Mobile Canning coming to Ohio

By Rick Armon Published: November 16, 2012

mobileDan Blatt thought it was strange. Here he was sitting at a tiny brewery in Colorado drinking a beer from a 16-ounce can but he didn’t see a canning line anywhere.

How was this little brewery putting its beer in a can, he thought.

Blatt, the former brewer at J.W. Walleye’s Microbrewery on Middle Bass Island, discovered the brewery was using Mobile Canning, a Longmont, Colo., company that allows breweries to can their beer without investing in a canning system. As the name implies, the canning line comes to the brewery.

Blatt was so impressed that he and partner B.J. Solomon are launching Great Lakes Mobile Canning, an affiliate of Mobile Canning. They hope to have their system ready to serve breweries in Ohio, Michigan and western Pennsylvania by March or April.

“I really think it’s going to take off nationwide,” Blatt said.

Mobile Canning works like this: The business hauls its canning line and pre-ordered aluminum cans to a brewery for the day – or longer -- and cans any beer requested.

One of the knocks on canning for craft brewers is that you have to order a ton of cans. That means you have to have a place to store a ton of cans. Oh, and you are stuck with a ton of preprinted cans. That means you have to sell all those cans with that beer. You can’t exactly put a Scottish ale in a can that says pale ale. (With bottles, you can just change the label and voila.)

Mobile Canning solves those issues by storing the cans and shrink-wrapping labels onto them. The shrink-wrapping allows the brewery not to invest in so many cans for a single brand.

Mobile Canning was launched last year and already has 10 breweries using its services, including Boulder Beer Co., Bonfire Brewing and Renegade Brewing.

The service makes sense for small breweries, co-owner Pat Hartman said.

“Some of these smaller breweries can’t produce enough beer to justify having an expensive piece of equipment and running it once or twice a month,” he said.
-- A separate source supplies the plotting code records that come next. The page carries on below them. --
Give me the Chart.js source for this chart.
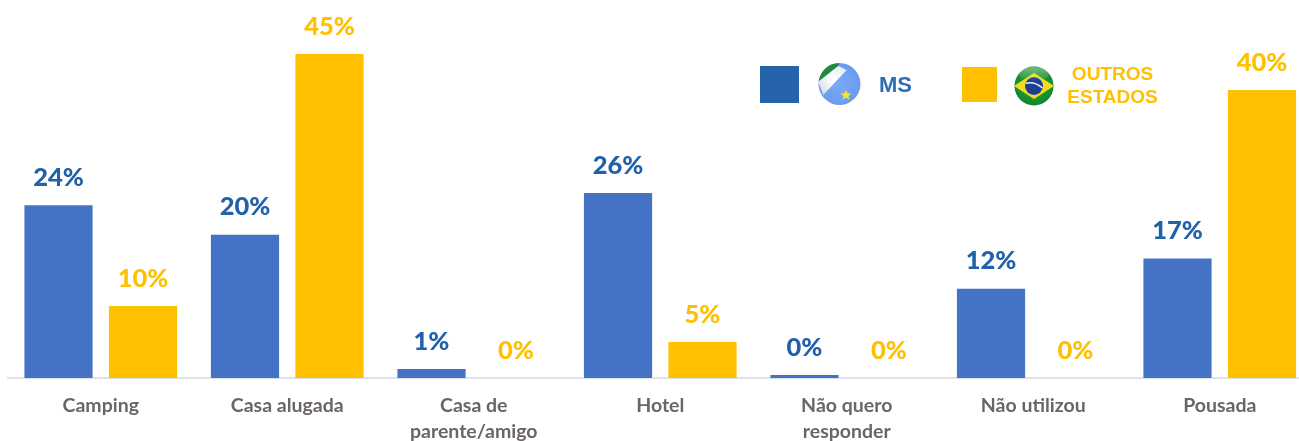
<!DOCTYPE html>
<html lang="pt">
<head>
<meta charset="utf-8">
<title>Meio de hospedagem</title>
<script src="https://cdn.jsdelivr.net/npm/chart.js@4"></script>
<style>
html,body{margin:0;padding:0;background:#fff;overflow:hidden;width:1299px;height:441px}
#wrap{position:relative;width:1299px;height:441px;overflow:hidden}
#c{position:absolute;left:0;top:0}
.sq{position:absolute}
.lg{position:absolute;font-family:"Liberation Sans",Arial,sans-serif;font-weight:700;white-space:nowrap}
svg{position:absolute}
</style>
</head>
<body>
<div id="wrap">
<canvas id="c" width="1313" height="441" style="width:1313px;height:441px"></canvas>
<div class="sq" style="left:760px;top:66px;width:39px;height:37px;background:#2563AB"></div>
<svg style="left:816px;top:62px" width="46" height="46" viewBox="0 0 46 46">
<defs>
<clipPath id="cp1"><circle cx="23.5" cy="22" r="21"/></clipPath>
<radialGradient id="g1" cx="50%" cy="50%" r="55%"><stop offset="0" stop-color="#7aa9f7"/><stop offset=".85" stop-color="#6b9bee"/><stop offset="1" stop-color="#9dbdf0"/></radialGradient>
<linearGradient id="gw" x1="1" y1="0" x2="0" y2="1"><stop offset="0" stop-color="#dfe9f2"/><stop offset=".5" stop-color="#ffffff"/><stop offset="1" stop-color="#c9d4dd"/></linearGradient>
<linearGradient id="gl" x1="0" y1="0" x2="0" y2="1"><stop offset="0" stop-color="#fff" stop-opacity=".4"/><stop offset="1" stop-color="#fff" stop-opacity="0"/></linearGradient>
</defs>
<g clip-path="url(#cp1)">
<rect width="46" height="46" fill="url(#g1)"/>
<path d="M0 0H23.5L22.3 4L2.3 19.7L0 22Z" fill="#1f8a3b"/>
<path d="M22.3 4L30.7 8L7.3 33L2.3 19.7Z" fill="url(#gw)"/>
</g>
<polygon points="30,27.5 31.5,31.2 35.4,31.4 32.4,33.9 33.4,37.7 30,35.6 26.6,37.7 27.6,33.9 24.6,31.4 28.5,31.2" fill="#f2e82a"/>
</svg>
<div class="lg" style="left:879px;top:72px;font-size:22px;line-height:25px;color:#2E6DB4">MS</div>
<div class="sq" style="left:962px;top:67px;width:35px;height:35px;background:#FFC000"></div>
<svg style="left:1013px;top:65px" width="42" height="42" viewBox="0 0 42 42">
<defs>
<clipPath id="cp2"><circle cx="21" cy="21" r="19.5"/></clipPath>
<radialGradient id="g2" cx="50%" cy="45%" r="60%"><stop offset="0" stop-color="#2fae3c"/><stop offset="1" stop-color="#0d7d2a"/></radialGradient>
</defs>
<g clip-path="url(#cp2)">
<rect width="42" height="42" fill="url(#g2)"/>
<polygon points="21,8 41,21 21,34 1,21" fill="#f3dc1a"/>
<circle cx="21" cy="21" r="9" fill="#1c3f94"/>
<path d="M12.5 18.5Q21 15.5 29.5 23" fill="none" stroke="#e8eef5" stroke-width="1.5"/>
<ellipse cx="21" cy="9" rx="15" ry="7" fill="url(#gl)"/>
</g>
</svg>
<div class="lg" style="left:1062px;top:62px;width:101px;text-align:center;font-size:19px;line-height:23px;color:#FFC000">OUTROS<br>ESTADOS</div>
</div>
<script>
const categories = ["Camping", "Casa alugada", ["Casa de", "parente/amigo"], "Hotel", ["Não quero", "responder"], "Não utilizou", "Pousada"];
const msValues = [24, 19.9, 1.25, 25.7, 0.4, 12.4, 16.6];
const outrosValues = [10, 45, 0, 5, 0, 0, 40];
const msBarColor = "#4472C4";
const msLabelColor = "#2160AA";
const outrosColor = "#FFC000";

const valueLabels = {
  id: "valueLabels",
  afterDatasetsDraw(chart) {
    const ctx = chart.ctx;
    ctx.save();
    ctx.textAlign = "center";
    ctx.textBaseline = "middle";
    ctx.font = "900 25.5px Lato, Carlito, sans-serif";
    chart.data.datasets.forEach((ds, i) => {
      chart.getDatasetMeta(i).data.forEach((bar, j) => {
        ctx.fillStyle = ds.labelColor;
        ctx.fillText(Math.round(ds.data[j]) + "%", bar.x, bar.y - 27.5);
      });
    });
    ctx.restore();
  }
};

new Chart(document.getElementById("c"), {
  type: "bar",
  data: {
    labels: categories,
    datasets: [
      { label: "MS", data: msValues, backgroundColor: msBarColor, labelColor: msLabelColor },
      { label: "OUTROS ESTADOS", data: outrosValues, backgroundColor: outrosColor, labelColor: outrosColor }
    ]
  },
  plugins: [valueLabels],
  options: {
    responsive: false,
    animation: false,
    layout: { padding: { left: 7.5, right: 0, top: 0, bottom: 0 } },
    plugins: { legend: { display: false }, tooltip: { enabled: false } },
    datasets: { bar: { categoryPercentage: 0.906, barPercentage: 0.807 } },
    scales: {
      x: {
        afterFit(scale) { scale.height = 63; },
        grid: { display: false, drawTicks: false },
        border: { display: true, color: "#DCE3EC", width: 2 },
        ticks: {
          padding: 15,
          maxRotation: 0,
          autoSkip: false,
          color: "#6B6566",
          font: { family: "Lato, Carlito, sans-serif", weight: "bold", size: 19.5, lineHeight: 1.34 }
        }
      },
      y: {
        display: false,
        min: 0,
        max: 52.5
      }
    }
  }
});
</script>
</body>
</html>
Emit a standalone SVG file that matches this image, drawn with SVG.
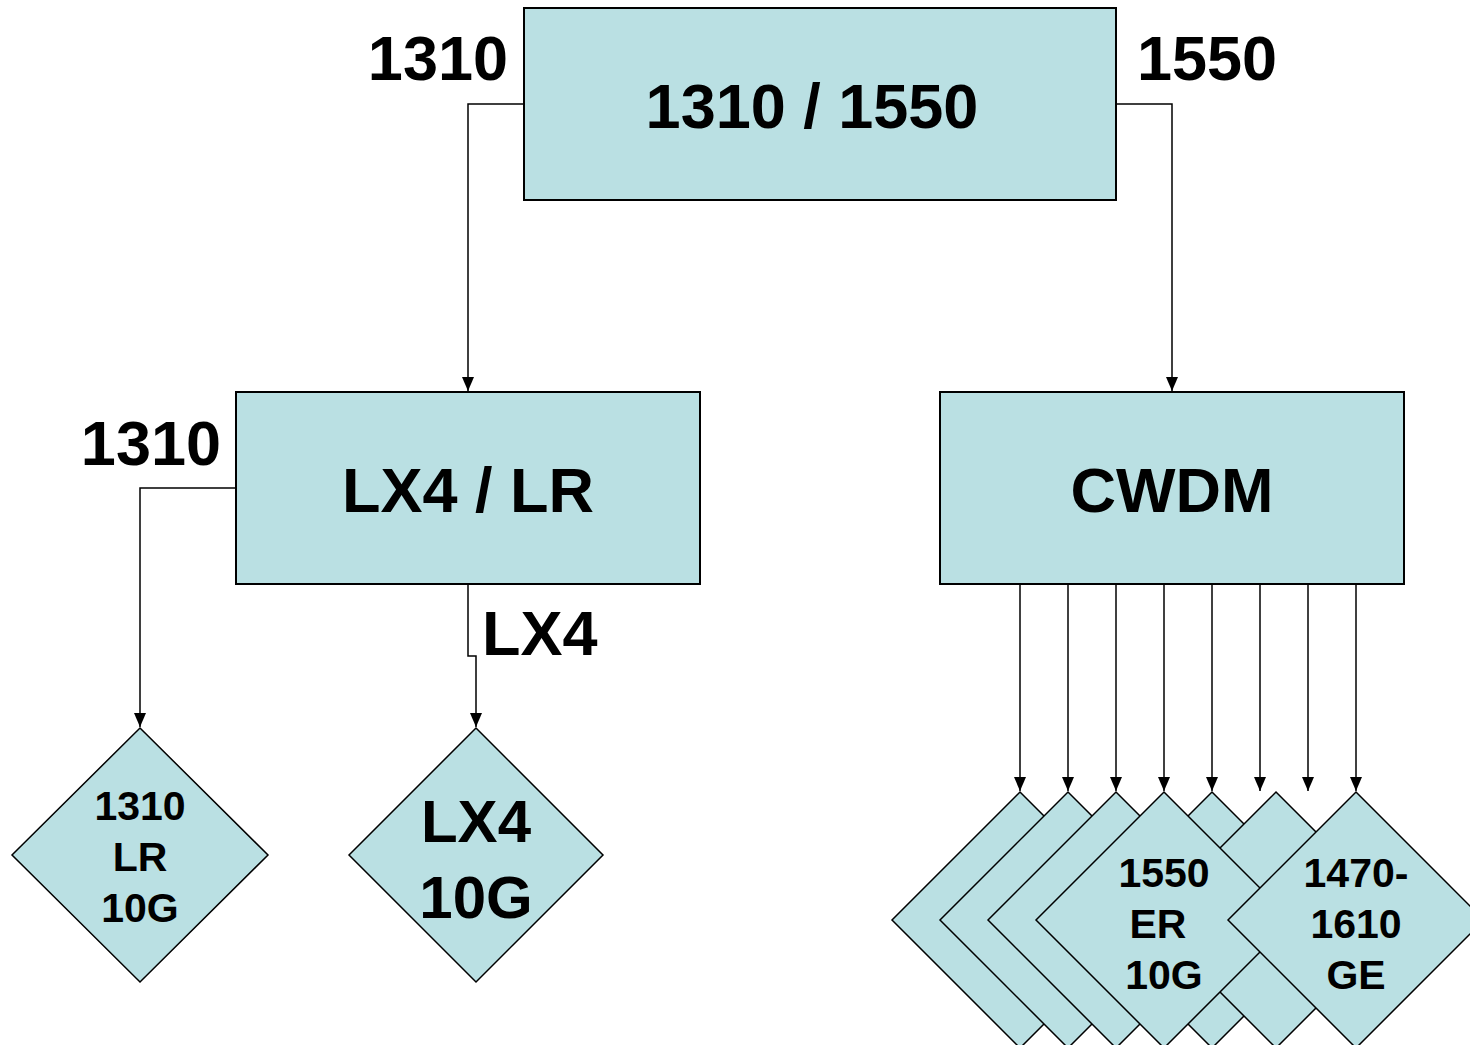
<svg xmlns="http://www.w3.org/2000/svg" width="1470" height="1045" viewBox="0 0 1470 1045">
<style>
.box{fill:#bae0e3;stroke:#000;stroke-width:2}
.dia{fill:#bae0e3;stroke:#000;stroke-width:1.5}
.t{font-family:"Liberation Sans",Arial,sans-serif;font-weight:bold;fill:#000;text-anchor:middle}
.big{font-size:63px}
.mid{font-size:60px}
.sm{font-size:41px}
.lbl{font-family:"Liberation Sans",Arial,sans-serif;font-weight:bold;fill:#000;font-size:63px}
.c{fill:none;stroke:#000;stroke-width:1.5}
</style>
<defs>
<marker id="ah" markerUnits="userSpaceOnUse" markerWidth="12" markerHeight="14" refX="6" refY="14" orient="auto-start-reverse" viewBox="0 0 12 14">
<path d="M0,0 L12,0 L6,14 Z" fill="#000" transform="rotate(0)"/>
</marker>
<marker id="ad" markerUnits="userSpaceOnUse" markerWidth="14" markerHeight="12" refX="14" refY="6" orient="auto" viewBox="0 0 14 12">
<path d="M0,0 L14,6 L0,12 Z" fill="#000"/>
</marker>
</defs>
<rect width="1470" height="1045" fill="#fff"/>
<g id="connectors">
<polyline class="c" points="524,104 468,104 468,391" marker-end="url(#ad)"/>
<polyline class="c" points="1116,104 1172,104 1172,391" marker-end="url(#ad)"/>
<polyline class="c" points="236,488 140,488 140,727" marker-end="url(#ad)"/>
<polyline class="c" points="468,584 468,656 476,656 476,727" marker-end="url(#ad)"/>
<line class="c" x1="1020" y1="584" x2="1020" y2="791" marker-end="url(#ad)"/>
<line class="c" x1="1068" y1="584" x2="1068" y2="791" marker-end="url(#ad)"/>
<line class="c" x1="1116" y1="584" x2="1116" y2="791" marker-end="url(#ad)"/>
<line class="c" x1="1164" y1="584" x2="1164" y2="791" marker-end="url(#ad)"/>
<line class="c" x1="1212" y1="584" x2="1212" y2="791" marker-end="url(#ad)"/>
<line class="c" x1="1260" y1="584" x2="1260" y2="791" marker-end="url(#ad)"/>
<line class="c" x1="1308" y1="584" x2="1308" y2="791" marker-end="url(#ad)"/>
<line class="c" x1="1356" y1="584" x2="1356" y2="791" marker-end="url(#ad)"/>
</g>
<g id="labels">
<text class="lbl" x="508" y="80" text-anchor="end">1310</text>
<text class="lbl" x="1137" y="80">1550</text>
<text class="lbl" x="221" y="465" text-anchor="end">1310</text>
<text class="lbl" x="482" y="655">LX4</text>
</g>
<g id="node-top">
<rect class="box" x="524" y="8" width="592" height="192"/>
<text class="t big" x="812" y="128">1310 / 1550</text>
</g>
<g id="node-lx4lr">
<rect class="box" x="236" y="392" width="464" height="192"/>
<text class="t big" x="468" y="512">LX4 / LR</text>
</g>
<g id="node-cwdm">
<rect class="box" x="940" y="392" width="464" height="192"/>
<text class="t big" x="1172" y="512">CWDM</text>
</g>
<g id="node-1310lr">
<polygon class="dia" points="140,728 268,855 140,982 12,855"/>
<text class="t sm" x="140" y="820">1310</text>
<text class="t sm" x="140" y="871">LR</text>
<text class="t sm" x="140" y="922">10G</text>
</g>
<g id="node-lx4-10g">
<polygon class="dia" points="476,728 603,855 476,982 349,855"/>
<text class="t mid" x="476" y="842">LX4</text>
<text class="t mid" x="476" y="918">10G</text>
</g>
<g id="node-cwdm-1">
<polygon class="dia" points="1020,792 1148,920 1020,1048 892,920"/>
</g>
<g id="node-cwdm-2">
<polygon class="dia" points="1068,792 1196,920 1068,1048 940,920"/>
</g>
<g id="node-cwdm-3">
<polygon class="dia" points="1116,792 1244,920 1116,1048 988,920"/>
</g>
<g id="node-cwdm-5">
<polygon class="dia" points="1212,792 1340,920 1212,1048 1084,920"/>
</g>
<g id="node-cwdm-6">
<polygon class="dia" points="1276,792 1404,920 1276,1048 1148,920"/>
</g>
<g id="node-1550er">
<polygon class="dia" points="1164,792 1292,920 1164,1048 1036,920"/>
<text class="t sm" x="1164" y="887">1550</text>
<text class="t sm" x="1158" y="938">ER</text>
<text class="t sm" x="1164" y="989">10G</text>
</g>
<g id="node-1470-1610">
<polygon class="dia" points="1356,792 1484,920 1356,1048 1228,920"/>
<text class="t sm" x="1356" y="887">1470-</text>
<text class="t sm" x="1356" y="938">1610</text>
<text class="t sm" x="1356" y="989">GE</text>
</g>
</svg>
Then there’s the maintenance and labor involved, too.

Mobile Canning also allows breweries that don’t bottle or can to get their beer into the market.

Blatt said the business should be a hit in Ohio, where small breweries are popping up all over the state.

Putting craft beer in a can still may be a little foreign for beer drinkers here in Ohio, but it’s common in the West. Two Ohio breweries – Jackie O’s and Fat Head’s – have invested in canning lines and hope to be delivering at least some of their beer in cans soon.

“The can revolution is really taking off,” Blatt said.

Beer drinkers also may recognize Blatt’s name from elsewhere. He was trying to launch the Good River Brewing Co. in Lorain County, but that effort has fallen apart. “Yeah, it’s on the backburner, he said.